In trying to understand superposition, I tried to understand the results from entanglement. I figured that with entanglement, since the result of measurement of each particle was random and assuming that there was no spooky action at a distance and that information couldn’t travel faster than c, the measurement result for each particle must be able to accommodate the result from the other particle.

The fact that the two observations are independently undertaken means that each observer’s observation cannot influence the outcome of the other’s observation but the other outcome is nonetheless determined by the outcome of each observer’s observation. Two worlds must be created by an observation so that both possible outcomes exist to accommodate the independent outcome of the other’s observation. No spooky action here.

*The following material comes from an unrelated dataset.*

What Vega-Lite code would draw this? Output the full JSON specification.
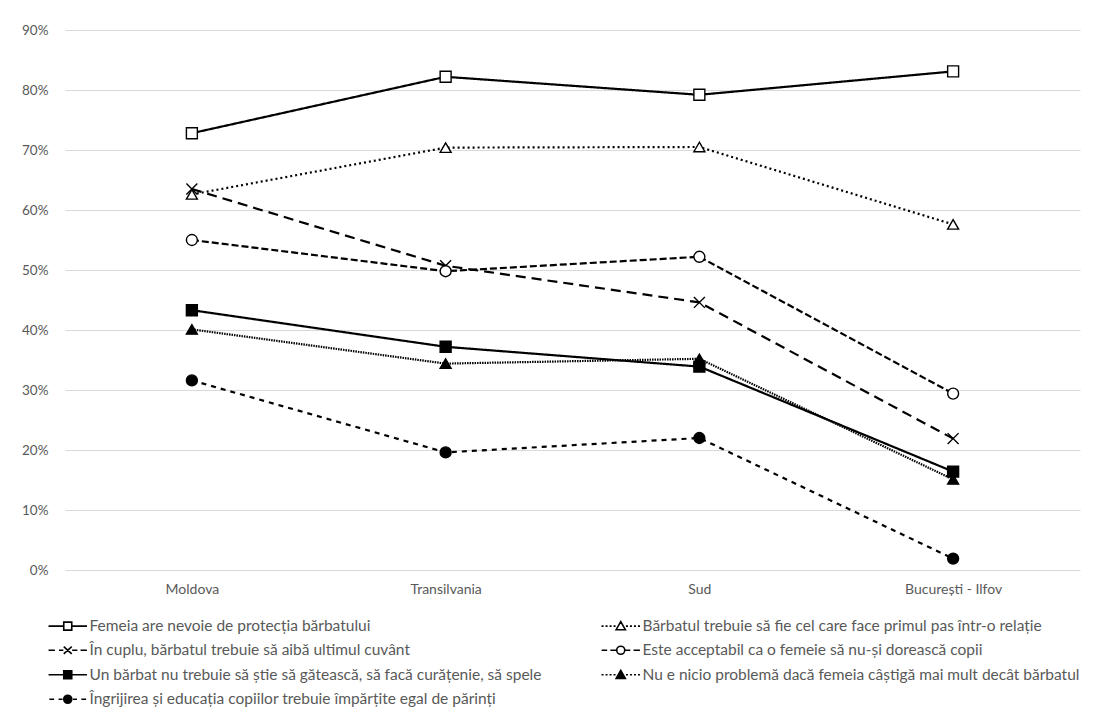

To take an example of a pair of electrons, each a superposition of up and down spins, when the spins are measured there are four possible results representing four potential worlds (up up, up down, down up and down down). When a pair of electrons are entangled so that their spins, although not determined, will be opposite when measured, these four possibilities are reduced to two potential worlds (up down, down up). It’s as if a quantum exclusion principle has prevented the two particles from occupying the same state during their close interaction

So when the pair are then separated and the spin of one is measured, the world splits at that location and the observer also splits and will experience being in one of these two worlds. If a measurement is taken of the other electron, the world splits at that location and that observer will experience being in one of the same two worlds. When news of the outcome travels from one location to the other it travels to the world where the electron spin is in the opposite direction. The influence travels from one location to the other at the speed at which the worlds split. I guess there is a connection between the entangled electrons - it is the "line" along which the world will split. Since the “news” of the result can travel at c, the split must also travel at least at c.